Given information —
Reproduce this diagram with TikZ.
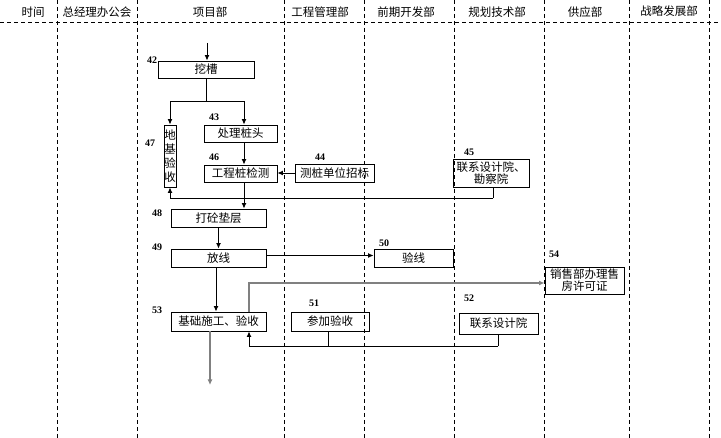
\documentclass[tikz,border=0pt]{standalone}
\usepackage{fontspec}
\setmainfont{Liberation Serif}
\newfontfamily\cjk{Noto Sans CJK SC}
\usetikzlibrary{arrows.meta}
\tikzset{
  lane/.style={draw=black, dashed, dash pattern=on 4pt off 3pt, line width=0.8pt},
  hdr/.style={font=\cjk\fontsize{11.5}{13}\selectfont, inner sep=0pt},
  box/.style={draw=black, line width=0.95pt, rectangle, inner sep=0pt, font=\cjk\fontsize{11.5}{13}\selectfont, align=center},
  num/.style={font=\bfseries\fontsize{10}{11}\selectfont, inner sep=0pt},
  conn/.style={draw=black, line width=0.95pt},
  arr/.style={conn, -{Latex[length=5.5pt,width=5pt]}},
  garr/.style={draw=black!50, line width=1.1pt, -{Latex[length=5.5pt,width=5pt]}},
}
\begin{document}
\begin{tikzpicture}[x=1pt,y=-1pt]
\useasboundingbox (0,0) rectangle (721,438);
% lanes
\foreach \xx in {57,137,284,364,454,544,629,709}{
  \draw[lane] (\xx,0) -- (\xx,438);
}
\draw[lane] (0,22) -- (721,22);
% headers
\node[hdr] (h1) at (33,12) {时间};
\node[hdr] (h2) at (97,12) {总经理办公会};
\node[hdr] (h3) at (210,12) {项目部};
\node[hdr] (h4) at (320,12) {工程管理部};
\node[hdr] (h5) at (406,12) {前期开发部};
\node[hdr] (h6) at (497,12) {规划技术部};
\node[hdr] (h7) at (585,12) {供应部};
\node[hdr] (h8) at (669,11) {战略发展部};
% boxes
\node[box, minimum width=96pt, minimum height=17pt] (wa) at (206,69.5) {挖槽};
\node[box, minimum width=12pt, minimum height=62pt, font=\cjk\fontsize{11.5}{14}\selectfont] (dj) at (170,156) {地\\基\\验\\收};
\node[box, minimum width=73pt, minimum height=17pt] (cl) at (240.5,133.5) {处理桩头};
\node[box, minimum width=73pt, minimum height=17pt] (gc) at (240.5,173.5) {工程桩检测};
\node[box, minimum width=79pt, minimum height=18pt] (cz) at (334.5,173) {测桩单位招标};
\node[box, minimum width=76pt, minimum height=28pt, font=\cjk\fontsize{11.5}{12.5}\selectfont] (lx1) at (491,173) {联系设计院、\\勘察院};
\node[box, minimum width=95pt, minimum height=18pt] (dt) at (218.5,218) {打砼垫层};
\node[box, minimum width=95pt, minimum height=18pt] (fx) at (218.5,258) {放线};
\node[box, minimum width=79pt, minimum height=18pt] (yx) at (413.5,258) {验线};
\node[box, minimum width=95pt, minimum height=19pt] (jc) at (218.5,321.5) {基础施工、验收};
\node[box, minimum width=78pt, minimum height=19pt] (cj) at (330,321.5) {参加验收};
\node[box, minimum width=79pt, minimum height=21pt] (lx2) at (498.5,323.5) {联系设计院};
\node[box, minimum width=79pt, minimum height=27pt, font=\cjk\fontsize{11.5}{12}\selectfont] (xs) at (584.5,280.5) {销售部办理售\\房许可证};
% numbers
\node[num] (n42) at (152,60) {42};
\node[num] (n43) at (214,117) {43};
\node[num] (n47) at (150,143) {47};
\node[num] (n46) at (214,157) {46};
\node[num] (n44) at (320,157) {44};
\node[num] (n45) at (469,152) {45};
\node[num] (n48) at (157,213) {48};
\node[num] (n49) at (157,247) {49};
\node[num] (n50) at (384,243) {50};
\node[num] (n54) at (554,254) {54};
\node[num] (n51) at (314,303) {51};
\node[num] (n52) at (469,298) {52};
\node[num] (n53) at (157,310) {53};
% coordinates
\coordinate (start) at (207,43);
\coordinate (j1) at (206,101);
\coordinate (j2) at (493,198);
\coordinate (j3) at (249,283);
\coordinate (j4) at (498,346);
\coordinate (endc) at (210,385);
\coordinate (c244) at (244,0);
% connectors
\draw[arr] (start) -- (start |- wa.north);
\draw[conn] (wa.south -| j1) -- (j1);
\draw[arr] (j1) -| (dj.north);
\draw[arr] (j1) -| (cl.north -| c244);
\draw[arr] (cl.south -| c244) -- (gc.north -| c244);
\draw[arr] (cz.west) -- (gc.east |- cz.west);
\draw[conn] (lx1.south -| j2) -- (j2);
\draw[arr] (j2) -| (dj.south);
\draw[arr] (gc.south -| c244) -- (dt.north -| c244);
\draw[arr] (dt.south) -- (fx.north);
\draw[arr] ([yshift=2.5pt]fx.east) -- ([yshift=2.5pt]yx.west);
\draw[arr] ([xshift=-2.5pt]fx.south) -- ([xshift=-2.5pt]jc.north);
\draw[garr] (jc.north -| j3) -- (j3) -- (j3 -| xs.west);
\draw[conn] (lx2.south -| j4) -- (j4);
\draw[arr] (j4) -| (jc.south -| j3);
\draw[conn] ([xshift=-2pt]cj.south) -- ([xshift=-2pt]cj.south |- j4);
\draw[garr] (jc.south -| endc) -- (endc);
\end{tikzpicture}
\end{document}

Stated task — Retype everything in the material word for word, minus pictures.

Exercise result —
Reproduce this diagram with TikZ.
\documentclass[tikz,border=0pt]{standalone}
\usepackage{fontspec}
\setmainfont{Liberation Serif}
\newfontfamily\cjk{Noto Sans CJK SC}
\usetikzlibrary{arrows.meta}
\tikzset{
  lane/.style={draw=black, dashed, dash pattern=on 4pt off 3pt, line width=0.8pt},
  hdr/.style={font=\cjk\fontsize{11.5}{13}\selectfont, inner sep=0pt},
  box/.style={draw=black, line width=0.95pt, rectangle, inner sep=0pt, font=\cjk\fontsize{11.5}{13}\selectfont, align=center},
  num/.style={font=\bfseries\fontsize{10}{11}\selectfont, inner sep=0pt},
  conn/.style={draw=black, line width=0.95pt},
  arr/.style={conn, -{Latex[length=5.5pt,width=5pt]}},
  garr/.style={draw=black!50, line width=1.1pt, -{Latex[length=5.5pt,width=5pt]}},
}
\begin{document}
\begin{tikzpicture}[x=1pt,y=-1pt]
\useasboundingbox (0,0) rectangle (721,438);
% lanes
\foreach \xx in {57,137,284,364,454,544,629,709}{
  \draw[lane] (\xx,0) -- (\xx,438);
}
\draw[lane] (0,22) -- (721,22);
% headers
\node[hdr] (h1) at (33,12) {时间};
\node[hdr] (h2) at (97,12) {总经理办公会};
\node[hdr] (h3) at (210,12) {项目部};
\node[hdr] (h4) at (320,12) {工程管理部};
\node[hdr] (h5) at (406,12) {前期开发部};
\node[hdr] (h6) at (497,12) {规划技术部};
\node[hdr] (h7) at (585,12) {供应部};
\node[hdr] (h8) at (669,11) {战略发展部};
% boxes
\node[box, minimum width=96pt, minimum height=17pt] (wa) at (206,69.5) {挖槽};
\node[box, minimum width=12pt, minimum height=62pt, font=\cjk\fontsize{11.5}{14}\selectfont] (dj) at (170,156) {地\\基\\验\\收};
\node[box, minimum width=73pt, minimum height=17pt] (cl) at (240.5,133.5) {处理桩头};
\node[box, minimum width=73pt, minimum height=17pt] (gc) at (240.5,173.5) {工程桩检测};
\node[box, minimum width=79pt, minimum height=18pt] (cz) at (334.5,173) {测桩单位招标};
\node[box, minimum width=76pt, minimum height=28pt, font=\cjk\fontsize{11.5}{12.5}\selectfont] (lx1) at (491,173) {联系设计院、\\勘察院};
\node[box, minimum width=95pt, minimum height=18pt] (dt) at (218.5,218) {打砼垫层};
\node[box, minimum width=95pt, minimum height=18pt] (fx) at (218.5,258) {放线};
\node[box, minimum width=79pt, minimum height=18pt] (yx) at (413.5,258) {验线};
\node[box, minimum width=95pt, minimum height=19pt] (jc) at (218.5,321.5) {基础施工、验收};
\node[box, minimum width=78pt, minimum height=19pt] (cj) at (330,321.5) {参加验收};
\node[box, minimum width=79pt, minimum height=21pt] (lx2) at (498.5,323.5) {联系设计院};
\node[box, minimum width=79pt, minimum height=27pt, font=\cjk\fontsize{11.5}{12}\selectfont] (xs) at (584.5,280.5) {销售部办理售\\房许可证};
% numbers
\node[num] (n42) at (152,60) {42};
\node[num] (n43) at (214,117) {43};
\node[num] (n47) at (150,143) {47};
\node[num] (n46) at (214,157) {46};
\node[num] (n44) at (320,157) {44};
\node[num] (n45) at (469,152) {45};
\node[num] (n48) at (157,213) {48};
\node[num] (n49) at (157,247) {49};
\node[num] (n50) at (384,243) {50};
\node[num] (n54) at (554,254) {54};
\node[num] (n51) at (314,303) {51};
\node[num] (n52) at (469,298) {52};
\node[num] (n53) at (157,310) {53};
% coordinates
\coordinate (start) at (207,43);
\coordinate (j1) at (206,101);
\coordinate (j2) at (493,198);
\coordinate (j3) at (249,283);
\coordinate (j4) at (498,346);
\coordinate (endc) at (210,385);
\coordinate (c244) at (244,0);
% connectors
\draw[arr] (start) -- (start |- wa.north);
\draw[conn] (wa.south -| j1) -- (j1);
\draw[arr] (j1) -| (dj.north);
\draw[arr] (j1) -| (cl.north -| c244);
\draw[arr] (cl.south -| c244) -- (gc.north -| c244);
\draw[arr] (cz.west) -- (gc.east |- cz.west);
\draw[conn] (lx1.south -| j2) -- (j2);
\draw[arr] (j2) -| (dj.south);
\draw[arr] (gc.south -| c244) -- (dt.north -| c244);
\draw[arr] (dt.south) -- (fx.north);
\draw[arr] ([yshift=2.5pt]fx.east) -- ([yshift=2.5pt]yx.west);
\draw[arr] ([xshift=-2.5pt]fx.south) -- ([xshift=-2.5pt]jc.north);
\draw[garr] (jc.north -| j3) -- (j3) -- (j3 -| xs.west);
\draw[conn] (lx2.south -| j4) -- (j4);
\draw[arr] (j4) -| (jc.south -| j3);
\draw[conn] ([xshift=-2pt]cj.south) -- ([xshift=-2pt]cj.south |- j4);
\draw[garr] (jc.south -| endc) -- (endc);
\end{tikzpicture}
\end{document}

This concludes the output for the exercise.